みたび日々徒然 80

木村天山    

 宗教曲について言う。

 西洋音楽は、宗教曲から始まった。グレゴリオ聖歌である。それはカトリックである。バッハはプロテスタントでありながら、カトリックの典礼にある様式で宗教曲を創作した。ここが不思議である。しかし、誰も不思議とは言わない。

 マタイ、ヨハネ等の宗教曲は新約聖書がテーマである。キリストの受難である。

 キリストの受難の意味を知らなければ、理解出来ない。キリストの受難の意味を知る者は、クリスチャンであると思っていると、それは勘違いである。

 イエスキリストと、キリスト教徒は別物である。

 キリスト教徒の信仰の多くは、妄想である。イエスキリストを神であると信じている。信じることは、別に問題ではない。
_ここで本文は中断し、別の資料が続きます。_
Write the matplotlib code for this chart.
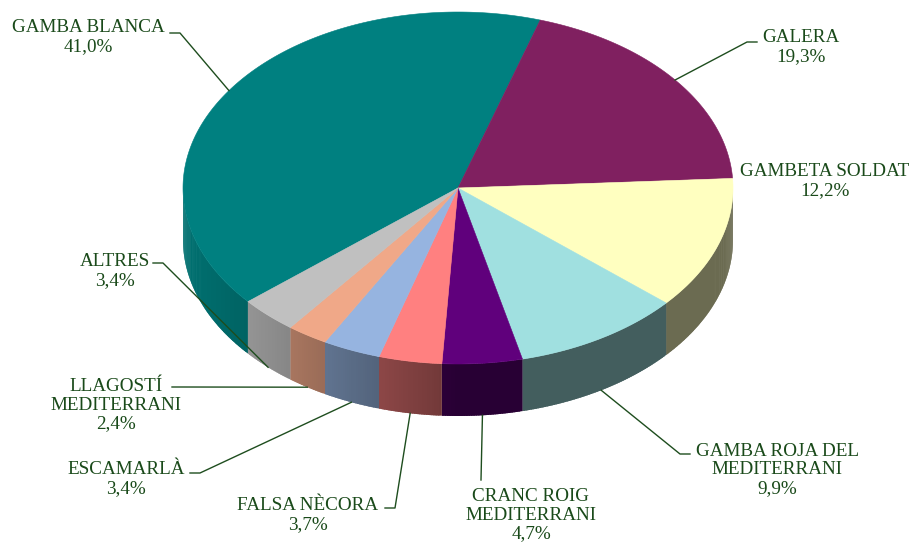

ただ、イエスキリストの受難が、キリスト教徒のものであると思い込んで入ることが、誤りなのである。

 キリストの受難は、人類的意味がある。

 それを知らないと、宗教曲の受難曲を理解出来ない。

 一つだけ、特徴的な事を言う。当時、キリストを名乗る者は多くいた。イエスもその一人である。だが、ナザレのイエスの説教は、当時、あまりにも画期的で、皆驚嘆するものだった。つまり、汝の敵を愛せよと言うのである。徹底した権威主義であった、ユダヤ教を攻撃した。当時の尊敬されるべき者を、徹底して糾弾した。自分が殺されるべく行動した。価値の転換を計ったのである。それが、人類的意味である。

 彼が、神であろうが、人間であろうが、どうでもよいことである。その行動と、説教の内容が、大問題なのである。

 誰もキリストの説教を実行出来ずに、2000年を経た、今でも、汝の敵を愛することが出来ずにいる。それが、何と、キリスト教徒であるから、笑う。

 そして、もう少し言うと、キリストは、敵という対立したものを置く。その時点で、仏陀などの思想と違う。仏陀は、生きとし生ける物は、すべて平等であると言う。敵を想定しない。敵を想定するということに、問題がある。

 敵を愛せよというのは、敵という対立した相手がいるということである。

 そしてキリストは敵によって、十字架に掛けられるのである。

 これを人類的意味と言わないで、何と言うか。キリストは、それ以後の世界を、自らの生き方で予言したのである。つまり、世界は、いつも敵を想定して、戦いを続けるのであるということだ。

 キリスト教徒は、キリストが最も嫌った生き方をしていることに気づかずにいる。白人の歴史を見れば、一目瞭然である。その傲慢不遜な歴史的事実には、反吐が出る。

 最も、キリストに遠い存在が、キリスト教徒なのである。

 さて、宗教曲である。受難曲の意味を知るには、キリストの伝えたものを理解しなければ、単なる音であり、それは雑音にもなる。

 音楽的解釈をすると、ますます宗教曲に遠くなることを、音楽家は知らない。またそれを評論する者も、権威におもねるだけで、何も評論にならない。音楽的であればあるほど、音楽に遠く、また宗教曲にも遠い。

 バッハが、十年単位を掛けて仕上げた曲には、キリストの行動と、その説教に驚嘆したからである。その表現のために、カトリックの典礼の形を取ったのである。不思議だ。